Regarding Recital of Tahanunim on July 4th

by: Rabbi Moshe Shamah

As the Tur and Bet Yosef bring down from Rab Netrunai Gaon (OH:131), the custom of the congregation reciting Tahanunim after the amida was originally "reshut", optional. This explains how many congregations through the centuries canceled Tahanunim in various situations. As the custom has continuously evolved, today we do not say Tahanunim on any calendar day with a significant Jewish happy occasion or commemoration, such as Rosh Hodesh, the whole month of Nissan, Lag B'Omer, the 15th of Ab, etc. Neither are Tahanunim recited when there is in the synagogue a b'rit mila or when the mohel, sandak or father of the baby boy is present or a bridegroom on his marriage day or even within the seven days of his marriage. In the past several generations in our community the custom developed to waive Tahanunim for the occasion of a Bar Misvah, even when the boy was not yet thirteen, an application not widely found in previous times.

The 4th of July is a significant and happy commemoration for the Jewish people. It is the day the United States officially declared itself an independent nation, one based on the principles of equality, justice and freedom and on the view - as stated in the Declaration of Independence, issued on July 4, 1776 in Congress, that: "We hold these truths to be self-evident, that all men are created equal, that they are endowed by their Creator with certain unalienable rights, that among these are life, liberty and the pursuit of happiness...". These are concepts which were inspired by the spirit of the Torah. This was a great event in human history and influenced movement throughout the world toward universalizing these noble notions. To some extent, the revolution wrought by the Torah in the days of old took a giant step forward.

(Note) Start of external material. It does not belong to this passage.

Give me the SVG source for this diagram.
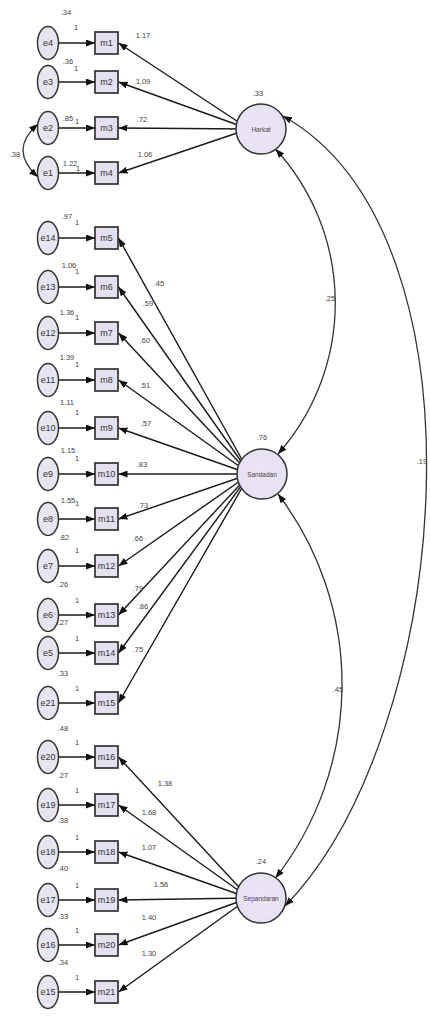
<svg xmlns="http://www.w3.org/2000/svg" width="430" height="1019" viewBox="0 0 430 1019">
<style>
.ln{stroke:#1a1a1a;stroke-width:1.4;fill:none;marker-end:url(#ah)}
.cv{stroke:#333;stroke-width:1.3;fill:none;marker-start:url(#ah);marker-end:url(#ah)}
.err{fill:#e8e5f3;stroke:#333;stroke-width:1.5}
.box{fill:#e4e0ef;stroke:#333;stroke-width:1.7}
.lat{fill:url(#lg);stroke:#333;stroke-width:1.5}
.nt{font-family:"Liberation Sans",Arial,sans-serif;font-size:9px;fill:#333;text-anchor:middle}
.lb{font-family:"Liberation Sans",Arial,sans-serif;font-size:7.5px;fill:#444;text-anchor:middle}
.lt{font-family:"Liberation Sans",Arial,sans-serif;font-size:6.5px;fill:#444;text-anchor:middle}
</style>
<defs>
<marker id="ah" viewBox="0 0 10 10" refX="10" refY="5" markerWidth="9" markerHeight="7" preserveAspectRatio="none" orient="auto-start-reverse" markerUnits="userSpaceOnUse"><path d="M0,0 L10,5 L0,10 z" fill="#111"/></marker>
<radialGradient id="lg"><stop offset="0" stop-color="#efe3f7"/><stop offset="1" stop-color="#e6e2f2"/></radialGradient>
</defs>
<g id="connectors">
<path class="ln" d="M58.5,43H95"/>
<path class="ln" d="M58.5,82H95"/>
<path class="ln" d="M58.5,128H95"/>
<path class="ln" d="M58.5,173H95"/>
<path class="ln" d="M58.5,238H95"/>
<path class="ln" d="M58.5,287H95"/>
<path class="ln" d="M58.5,333H95"/>
<path class="ln" d="M58.5,380H95"/>
<path class="ln" d="M58.5,428H95"/>
<path class="ln" d="M58.5,474H95"/>
<path class="ln" d="M58.5,519H95"/>
<path class="ln" d="M58.5,566H95"/>
<path class="ln" d="M58.5,615H95"/>
<path class="ln" d="M58.5,653H95"/>
<path class="ln" d="M58.5,703H95"/>
<path class="ln" d="M58.5,757H95"/>
<path class="ln" d="M58.5,805H95"/>
<path class="ln" d="M58.5,852H95"/>
<path class="ln" d="M58.5,900H95"/>
<path class="ln" d="M58.5,945H95"/>
<path class="ln" d="M58.5,992H95"/>
<path class="ln" d="M249,129L118.5,43"/>
<path class="ln" d="M249,129L118.5,82"/>
<path class="ln" d="M249,129L118.5,128"/>
<path class="ln" d="M249,129L118.5,173"/>
<path class="ln" d="M250,474L118.5,238"/>
<path class="ln" d="M250,474L118.5,287"/>
<path class="ln" d="M250,474L118.5,333"/>
<path class="ln" d="M250,474L118.5,380"/>
<path class="ln" d="M250,474L118.5,428"/>
<path class="ln" d="M250,474L118.5,474"/>
<path class="ln" d="M250,474L118.5,519"/>
<path class="ln" d="M250,474L118.5,566"/>
<path class="ln" d="M250,474L118.5,615"/>
<path class="ln" d="M250,474L118.5,653"/>
<path class="ln" d="M250,474L118.5,703"/>
<path class="ln" d="M249,898L118.5,757"/>
<path class="ln" d="M249,898L118.5,805"/>
<path class="ln" d="M249,898L118.5,852"/>
<path class="ln" d="M249,898L118.5,900"/>
<path class="ln" d="M249,898L118.5,945"/>
<path class="ln" d="M249,898L118.5,992"/>
<path class="cv" d="M38,124Q8,150 38,177"/>
<path class="cv" d="M275.5,149A228,228 0 0 1 278,454"/>
<path class="cv" d="M278,494A315,315 0 0 1 275.5,878"/>
<path class="cv" d="M283,116C495,235 452,735 285,906"/>
</g>
<g id="connector-labels">
<text class="lb" x="15" y="157">.38</text>
<text class="lb" x="330" y="301">.25</text>
<text class="lb" x="338" y="692">.45</text>
<text class="lb" x="422" y="464">.19</text>
<text class="lb" x="143" y="38">1.17</text>
<text class="lb" x="143" y="84">1.09</text>
<text class="lb" x="142" y="122">.72</text>
<text class="lb" x="145" y="157">1.06</text>
<text class="lb" x="159" y="286">.45</text>
<text class="lb" x="148" y="306">.59</text>
<text class="lb" x="145" y="343">.60</text>
<text class="lb" x="145" y="388">.51</text>
<text class="lb" x="146" y="426">.57</text>
<text class="lb" x="142" y="467">.83</text>
<text class="lb" x="143" y="508">.73</text>
<text class="lb" x="138" y="541">.66</text>
<text class="lb" x="138" y="591">.79</text>
<text class="lb" x="143" y="609">.86</text>
<text class="lb" x="138" y="652">.75</text>
<text class="lb" x="165" y="786">1.38</text>
<text class="lb" x="149" y="815">1.68</text>
<text class="lb" x="149" y="850">1.07</text>
<text class="lb" x="161" y="887">1.56</text>
<text class="lb" x="149" y="920">1.40</text>
<text class="lb" x="149" y="956">1.30</text>
</g>
<g id="e4"><ellipse class="err" cx="48" cy="43" rx="10.5" ry="16.5"/><text class="nt" x="48" y="46">e4</text><text class="lb" x="66" y="15">.34</text><text class="lb" x="76" y="30">1</text></g>
<g id="e3"><ellipse class="err" cx="48" cy="82" rx="10.5" ry="16.5"/><text class="nt" x="48" y="85">e3</text><text class="lb" x="68" y="64">.36</text><text class="lb" x="76" y="71">1</text></g>
<g id="e2"><ellipse class="err" cx="48" cy="128" rx="10.5" ry="16.5"/><text class="nt" x="48" y="131">e2</text><text class="lb" x="68" y="121">.85</text><text class="lb" x="77" y="124">1</text></g>
<g id="e1"><ellipse class="err" cx="48" cy="173" rx="10.5" ry="16.5"/><text class="nt" x="48" y="176">e1</text><text class="lb" x="70" y="166">1.22</text><text class="lb" x="78" y="171">1</text></g>
<g id="e14"><ellipse class="err" cx="48" cy="238" rx="10.5" ry="16.5"/><text class="nt" x="48" y="241">e14</text><text class="lb" x="67" y="219">.97</text><text class="lb" x="77" y="225">1</text></g>
<g id="e13"><ellipse class="err" cx="48" cy="287" rx="10.5" ry="16.5"/><text class="nt" x="48" y="290">e13</text><text class="lb" x="69" y="268">1.06</text><text class="lb" x="77" y="274">1</text></g>
<g id="e12"><ellipse class="err" cx="48" cy="333" rx="10.5" ry="16.5"/><text class="nt" x="48" y="336">e12</text><text class="lb" x="67" y="315">1.36</text><text class="lb" x="77" y="320">1</text></g>
<g id="e11"><ellipse class="err" cx="48" cy="380" rx="10.5" ry="16.5"/><text class="nt" x="48" y="383">e11</text><text class="lb" x="67" y="360">1.39</text><text class="lb" x="77" y="367">1</text></g>
<g id="e10"><ellipse class="err" cx="48" cy="428" rx="10.5" ry="16.5"/><text class="nt" x="48" y="431">e10</text><text class="lb" x="67" y="405">1.11</text><text class="lb" x="77" y="415">1</text></g>
<g id="e9"><ellipse class="err" cx="48" cy="474" rx="10.5" ry="16.5"/><text class="nt" x="48" y="477">e9</text><text class="lb" x="68" y="453">1.15</text><text class="lb" x="77" y="461">1</text></g>
<g id="e8"><ellipse class="err" cx="48" cy="519" rx="10.5" ry="16.5"/><text class="nt" x="48" y="522">e8</text><text class="lb" x="68" y="503">1.55</text><text class="lb" x="77" y="506">1</text></g>
<g id="e7"><ellipse class="err" cx="48" cy="566" rx="10.5" ry="16.5"/><text class="nt" x="48" y="569">e7</text><text class="lb" x="64" y="540">.82</text><text class="lb" x="77" y="553">1</text></g>
<g id="e6"><ellipse class="err" cx="48" cy="615" rx="10.5" ry="16.5"/><text class="nt" x="48" y="618">e6</text><text class="lb" x="63" y="587">.26</text><text class="lb" x="77" y="603">1</text></g>
<g id="e5"><ellipse class="err" cx="48" cy="653" rx="10.5" ry="16.5"/><text class="nt" x="48" y="656">e5</text><text class="lb" x="63" y="625">.27</text><text class="lb" x="77" y="641">1</text></g>
<g id="e21"><ellipse class="err" cx="48" cy="703" rx="10.5" ry="16.5"/><text class="nt" x="48" y="706">e21</text><text class="lb" x="63" y="676">.33</text><text class="lb" x="77" y="691">1</text></g>
<g id="e20"><ellipse class="err" cx="48" cy="757" rx="10.5" ry="16.5"/><text class="nt" x="48" y="760">e20</text><text class="lb" x="63" y="731">.48</text><text class="lb" x="77" y="745">1</text></g>
<g id="e19"><ellipse class="err" cx="48" cy="805" rx="10.5" ry="16.5"/><text class="nt" x="48" y="808">e19</text><text class="lb" x="63" y="778">.27</text><text class="lb" x="77" y="793">1</text></g>
<g id="e18"><ellipse class="err" cx="48" cy="852" rx="10.5" ry="16.5"/><text class="nt" x="48" y="855">e18</text><text class="lb" x="63" y="823">.38</text><text class="lb" x="77" y="840">1</text></g>
<g id="e17"><ellipse class="err" cx="48" cy="900" rx="10.5" ry="16.5"/><text class="nt" x="48" y="903">e17</text><text class="lb" x="63" y="871">.40</text><text class="lb" x="77" y="888">1</text></g>
<g id="e16"><ellipse class="err" cx="48" cy="945" rx="10.5" ry="16.5"/><text class="nt" x="48" y="948">e16</text><text class="lb" x="63" y="919">.33</text><text class="lb" x="77" y="933">1</text></g>
<g id="e15"><ellipse class="err" cx="48" cy="992" rx="10.5" ry="16.5"/><text class="nt" x="48" y="995">e15</text><text class="lb" x="63" y="965">.34</text><text class="lb" x="77" y="980">1</text></g>
<g id="m1"><rect class="box" x="95" y="32" width="23" height="22"/><text class="nt" x="106.5" y="46">m1</text></g>
<g id="m2"><rect class="box" x="95" y="71" width="23" height="22"/><text class="nt" x="106.5" y="85">m2</text></g>
<g id="m3"><rect class="box" x="95" y="117" width="23" height="22"/><text class="nt" x="106.5" y="131">m3</text></g>
<g id="m4"><rect class="box" x="95" y="162" width="23" height="22"/><text class="nt" x="106.5" y="176">m4</text></g>
<g id="m5"><rect class="box" x="95" y="227" width="23" height="22"/><text class="nt" x="106.5" y="241">m5</text></g>
<g id="m6"><rect class="box" x="95" y="276" width="23" height="22"/><text class="nt" x="106.5" y="290">m6</text></g>
<g id="m7"><rect class="box" x="95" y="322" width="23" height="22"/><text class="nt" x="106.5" y="336">m7</text></g>
<g id="m8"><rect class="box" x="95" y="369" width="23" height="22"/><text class="nt" x="106.5" y="383">m8</text></g>
<g id="m9"><rect class="box" x="95" y="417" width="23" height="22"/><text class="nt" x="106.5" y="431">m9</text></g>
<g id="m10"><rect class="box" x="95" y="463" width="23" height="22"/><text class="nt" x="106.5" y="477">m10</text></g>
<g id="m11"><rect class="box" x="95" y="508" width="23" height="22"/><text class="nt" x="106.5" y="522">m11</text></g>
<g id="m12"><rect class="box" x="95" y="555" width="23" height="22"/><text class="nt" x="106.5" y="569">m12</text></g>
<g id="m13"><rect class="box" x="95" y="604" width="23" height="22"/><text class="nt" x="106.5" y="618">m13</text></g>
<g id="m14"><rect class="box" x="95" y="642" width="23" height="22"/><text class="nt" x="106.5" y="656">m14</text></g>
<g id="m15"><rect class="box" x="95" y="692" width="23" height="22"/><text class="nt" x="106.5" y="706">m15</text></g>
<g id="m16"><rect class="box" x="95" y="746" width="23" height="22"/><text class="nt" x="106.5" y="760">m16</text></g>
<g id="m17"><rect class="box" x="95" y="794" width="23" height="22"/><text class="nt" x="106.5" y="808">m17</text></g>
<g id="m18"><rect class="box" x="95" y="841" width="23" height="22"/><text class="nt" x="106.5" y="855">m18</text></g>
<g id="m19"><rect class="box" x="95" y="889" width="23" height="22"/><text class="nt" x="106.5" y="903">m19</text></g>
<g id="m20"><rect class="box" x="95" y="934" width="23" height="22"/><text class="nt" x="106.5" y="948">m20</text></g>
<g id="m21"><rect class="box" x="95" y="981" width="23" height="22"/><text class="nt" x="106.5" y="995">m21</text></g>
<g id="Harkat"><circle class="lat" cx="261" cy="129" r="25"/><text class="lt" x="261" y="131.5">Harkat</text><text class="lb" x="258" y="96">.33</text></g>
<g id="Sandadan"><circle class="lat" cx="262" cy="474" r="25"/><text class="lt" x="262" y="476.5">Sandadan</text><text class="lb" x="262" y="440">.76</text></g>
<g id="Sepandaran"><circle class="lat" cx="261" cy="898" r="25"/><text class="lt" x="261" y="900.5">Sepandaran</text><text class="lb" x="261" y="864">.24</text></g>
</svg>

In addition, we the Jewish people greatly benefited directly from these developments, being able to practice our religion freely as was rarely, if ever, allowed in other times and places. The writings of our great sages and rabbis throughout the many centuries of our dispersion are filled with descriptions of persecutions, expulsions and evil doings of tyrants and despots toward Jews and Judaism. In the past, even when freedom of religion was permitted it was only at the whim of the ruler of the time, not institutionalized in the legal code of the host nation as was done in the Bill of Rights of the United States, as the follow through of the Declaration of Independence.

Jews all over the world should be appreciative of the monumental happening of July 4, 1776. American Jews particularly should express their happiness and gratitude for the Declaration of Independence and the great equality and freedom they enjoy in some way. Those congregations and rabbis who deemed it appropriate to cancel Tahanunim on July 4th are praiseworthy for this decision.

Mr. Al Azar informed me several years ago that many years ago Hakham Matloub Abady, a"h, was posek halakha not to recite Tahanunim on July 4th. Mr. Azar said he heard it directly and clearly from the rabbi on a number of occasions in the course of a number of years. He prayed in the minyan with the rabbi which did not recite Tahanunim specifically because it was July 4th.